Jessica Pavone
Photo: Yuan Liu / Courtesy of Ramp Global

Jessica Pavone Expands Her Canvas on ‘Lull’

This four-movement work stretches long-playing drones to tantric levels as Jessica Pavone searches for that finicky connection between music and emotion.

Jessica Pavone
Chaikin Records
22 October 2021

Lull is violist/composer Jessica Pavone’s first octet, and she treats it as the special occasion that it is. This four-movement work stretches long-playing drones to tantric levels as Pavone carries on her search for that finicky connection between music and emotion. If you find that to be an overly subjective topic, then that is just half the fun here. The octet features Aimeé Niemann and Charlotte Munn-Wood on violin, Pavone and Abby Swidler on viola, Christopher Hoffman and Meaghan Burke on cello, and Shayna Dulberger and Nicholas Jozwiak on double bass. Trumpeter Nate Wooley and Yeah Yeah Yeahs drummer Brian Chase are featured as guest soloists on two movements.

The music of Lull wasn’t so much composed as it was loosely conceptualized by Pavone and her musicians — a piece of “indeterminate music” that takes on the form of “structured improvisation”. So while containing elements of classical and jazz, two styles in Pavone’s background, Lull comes out sounding like neither. In fact, it’s no less strange or unique than its Bandcamp description would lead you to believe.

The four movements of Lull stretch over the course of 45 minutes, with a four-minute excerpt of the first movement, tacked on at the end. The opener “Indolent” wastes no time in reaching for dissonance, though not the ugly kind for which you may be bracing yourself. As the intermittent stops and starts sort themselves out, the music heats up as all members rapidly bow over a series of chords that are too ominous to be completely spontaneous. “Indolent” then lets itself flatten out in harmonies that are downright pastoral compared to what came before.

“Holt” begins immediately with one of Chase’s tuned drums, tapping out a mysterious pattern devoid of any pulse. The string accompaniment goes from confused pizzicato to a storm of seesawing spikes and feverish bowing as Chase turns up the intensity. “Holt” then falls deathly quiet as the strings simmer, and Chase somehow manipulates the cymbals he is striking (possibly with his hands?). Just as Chase is wrestling with his percussion more and more, Wooley enters the picture with breathy hiccups and staccato bursts.

That paves the way for “Ingot”, a movement Wooley begins with one long note for the octet to cozy around it with a thick, foggy chord. As “Ingot” floats along, it becomes clearer that Wooley is only a soloist in the abstract sense of the word. The integration of his horn into the octet is so thorough that he might as well be another string with a bow sustaining him (circular breathing has to be at work by this point). The concluding movement, “Midmost”, begins with a terrifying low end but ascends skyward as the eight players coalesce into a vanishing point. The leisurely-paced sound blocks help guide the piece to a singular, unison conclusion as if two violins were vying for the last word simultaneously. The fifth track picks up roughly around the halfway point of “Indolent” when the rapid bowing brought the movement out of its wandering introduction.

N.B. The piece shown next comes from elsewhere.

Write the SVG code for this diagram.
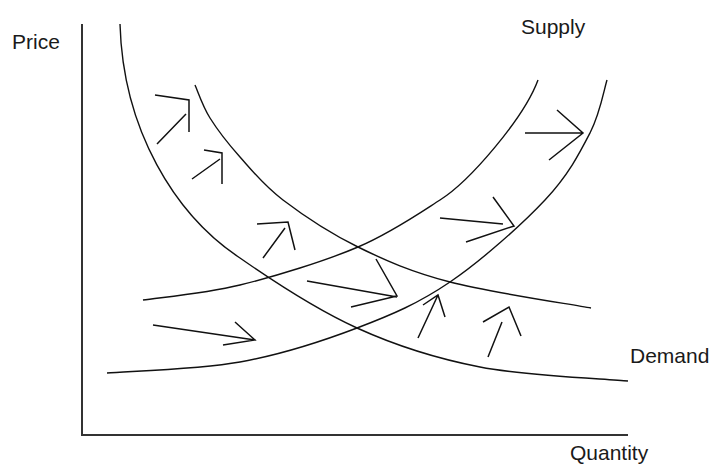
<svg xmlns="http://www.w3.org/2000/svg" width="715" height="469" viewBox="0 0 715 469">
<style>
.lbl{font-family:"Liberation Sans",Arial,sans-serif;font-size:21px;fill:#1a1a1a}
.ax{stroke:#333;stroke-width:2;fill:none}
.cv{stroke:#111;stroke-width:1.4;fill:none}
.ar{stroke:#111;stroke-width:1.5;fill:none;stroke-linejoin:miter}
</style>
<rect width="715" height="469" fill="#fff"/>
<g id="axes">
<path class="ax" d="M82,24 V435 H628"/>
</g>
<g id="curves">
<path id="demand1" class="cv" d="M120,24 C123,130 175,215 240,258 C273,281 317,309.8 357,328 C397,346.2 434.8,358.2 480,367 C525.2,375.8 603.3,378.7 628,381"/>
<path id="demand2" class="cv" d="M195,85 C197.5,90.5 202.5,106 210,118 C217.5,130 227.8,143.3 240,157 C252.2,170.7 263.3,185 283,200 C302.7,215 330.2,233.3 358,247 C385.8,260.7 411.2,271.8 450,282 C488.8,292.2 567.5,303.7 591,308"/>
<path id="supply1" class="cv" d="M143,300 C159.2,297.5 204.2,293.8 240,285 C275.8,276.2 324.7,261.2 358,247 C391.3,232.8 420.5,212.5 440,200 C470,181 524,118 538,80"/>
<path id="supply2" class="cv" d="M107,373 C129.2,371.2 198.3,369.5 240,362 C281.7,354.5 322,341.3 357,328 C392,314.7 418.7,303.3 450,282 C481.3,260.7 521.7,224.8 545,200 C568.3,175.2 579.7,153 590,133 C600.3,113 604.2,88.8 607,80"/>
</g>
<g id="arrows">
<path class="ar" d="M157,144 L186,114 M155,95 L189,100 L189,132"/>
<path class="ar" d="M192,179 L220,159 M204,150 L222,153 L222,184"/>
<path class="ar" d="M263,258 L285,228 M257,224 L288,222 L295,250"/>
<path class="ar" d="M307,281 L397,297 M376,259 L397,296 L351,307"/>
<path class="ar" d="M153,325 L255,340 M235,322 L255,340 L223,345"/>
<path class="ar" d="M418,338 L438,295 M423,305 L438,295 L445,317"/>
<path class="ar" d="M488,357 L502,322 M483,322 L509,307 L521,336"/>
<path class="ar" d="M440,218 L503,224 M493,197 L514,226 L466,242"/>
<path class="ar" d="M525,133 L583,133 M557,110 L583,133 L549,160"/>
</g>
<g id="labels">
<text id="price" class="lbl" x="12" y="49">Price</text>
<text id="supply" class="lbl" x="521" y="34">Supply</text>
<text id="demand" class="lbl" x="630" y="363">Demand</text>
<text id="quantity" class="lbl" x="570" y="460">Quantity</text>
</g>
</svg>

All told, Lull isn’t as radical a piece as it may seem in writing. The broad patterns at work disqualify it as a work of minimalism, but the stark arrangements and lengthy passages don’t precisely define it as anything exclusively not minimal. The best way to process Lull is as a new work. I do not make this point out of laziness or convenience, but to help you understand that this work manages to draw on several genres and techniques while committing to none of them. What happens when they coexist? Well, this is just one such way it can fall from the sky.